To create a batch manifest with the included script, do:
$ ./bin/make_mapfile.sh path/to/asset/dir mapfile.txt
A CSV file listing one asset per line, in the form
<md5 hash>,<absolute local path>,<relative path>
See the "patsy-db" documentation for information about creating the manifest file.
A CSV file listing one asset per line, as generated by the "inventory" command of the "preserve" tool.
See the "preserve" documentation (https://github.com/umd-lib/preserve) for more information about creating the manifest file.
Note: The "BATCH" field in the first row of the manifest file will be used as the "name", overriding any "name" argument given on the command-line.

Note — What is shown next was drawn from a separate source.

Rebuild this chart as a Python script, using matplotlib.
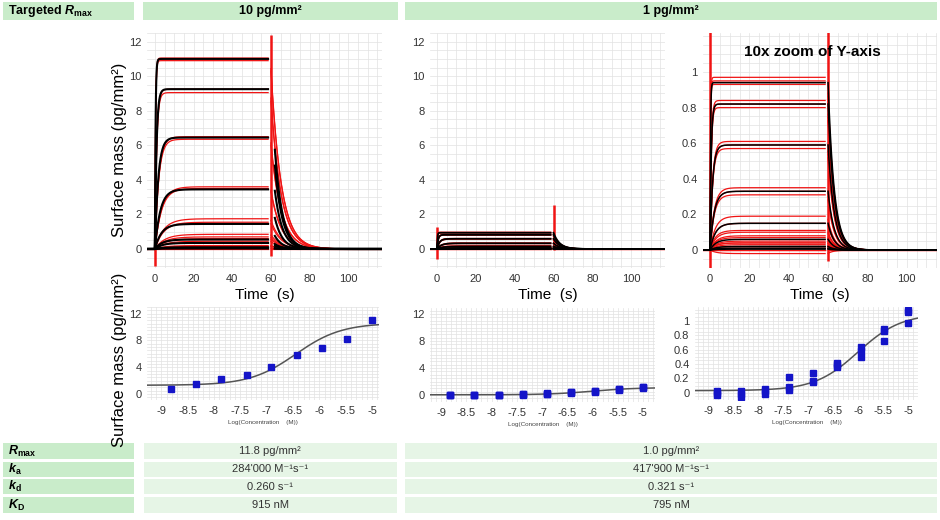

AWS credentials are required for making deposits. This tool uses the boto3
library to manage authorization using AWS authentication profiles. These
profiles are stored in ~/.aws/credentials
. To choose a profile to use
with a batch, use the -p PROFILE
option. If left unspecified, the tool
will default to the default profile. The chosen profile must have write
permission for the bucket specified in the -b BUCKET
option.
The following arguments listed above as "optional" are necessary for the deposit and use default values if not specified:
option | default |
---|---|
'-c', '--chunk' | '4GB' |
'-l', '--logs' | 'logs' |
'-n', '--name' | 'test_batch' |
'-p', '--profile' | 'default' |
'-r', '--root' | '.' |
'-s', '--storage' | 'DEEP_ARCHIVE' |
'-t', '--threads' | 10 |
usage: archiver batch-deposit [-h] -f BATCHES_FILE [-p PROFILE]
options:
-h, --help show this help message and exit
-f BATCHES_FILE, --batches-file BATCHES_FILE
YAML file containing the paths to the manifests of individual batches.
-p PROFILE, --profile PROFILE
AWS authorization profile
Enables depositing multiple batches specified in a YAML manifest. The format of the YAML file is:
batches_dir: <Fully-qualified filepath to the directory batches>
batches:
- path: <Relative subdirectory to the manifest file for the batch>
bucket: <The AWS bucket to store the assets in>
asset_root: <The asset root for the batch>
For example:
batches_dir: /libr/archives/logs/libdc/load1
batches:
- path: Archive000Football1
bucket: libdc-archivebucket-17lowbw7m2av1
asset_root: /libr/archives/footballfilmsexport/FootballFilmMpeg2_07272011/2010-07-12/Mpeg2QCd
- path: Archive000Football2
bucket: libdc-archivebucket-17lowbw7m2av1
asset_root: /libr/archives/footballfilmsexport/FootballFilmMpeg2_07272011/2010-08-20/Maryland_mpg2_master/Maryland_mpg2_Batch1
You can restore files from AWS Deep Glacier using the scripts bin/requestfilesfromdeepglacier.sh and bin/copyfromawstolocal.sh.
-
Install the AWS CLI. One option for installation is
brew install awscli
. -
Configure your region and credentials following the instructions in the AWS CLI Reference, General Options and Credentials. You can use
export AWS_PROFILE=some-profile
to declare the credential to use--the script will respect the value of the environment variable. -
Create a CSV-like input file with the list of files to restore, including the 3 columns bucketname, filelocation, fileserverlocation, without a header row. The scripts will prompt for the name of the input file. Example file contents:
libdc-archivebucket-foobarxyz,Archive092/scpa-062057-0018.tif,./restore_directory
Important: Due to how the script reads the restore file, a blank newline must exist or the last entry may not be processed.
Note: This text file is read from a command line utility and is not parsed as a CSV. Unlike a CSV, quoted values are passed directly to the AWS CLI -- Do not use quotes around "colunms"!
-
Request the restoration from Deep Glacier to an S3 bucket using
bin/requestfilesfromdeepglacier.sh
.- The restoration may take up to 48 hours to complete. Plan ahead.
- A successful request will trigger an email from
Sent emails for Prod S3 <[email protected]>
of the event with the subject ofS3 Prod Archive Bucket Event
. - A similar email will come through when the restore is completed.
-
Copy the file from the S3 bucket to the local file system using
bin/copyfromawstolocal.sh
.
Manual tests to verify application conformanance to actual AWS behavior are specified in docs/ConformanceTests.md.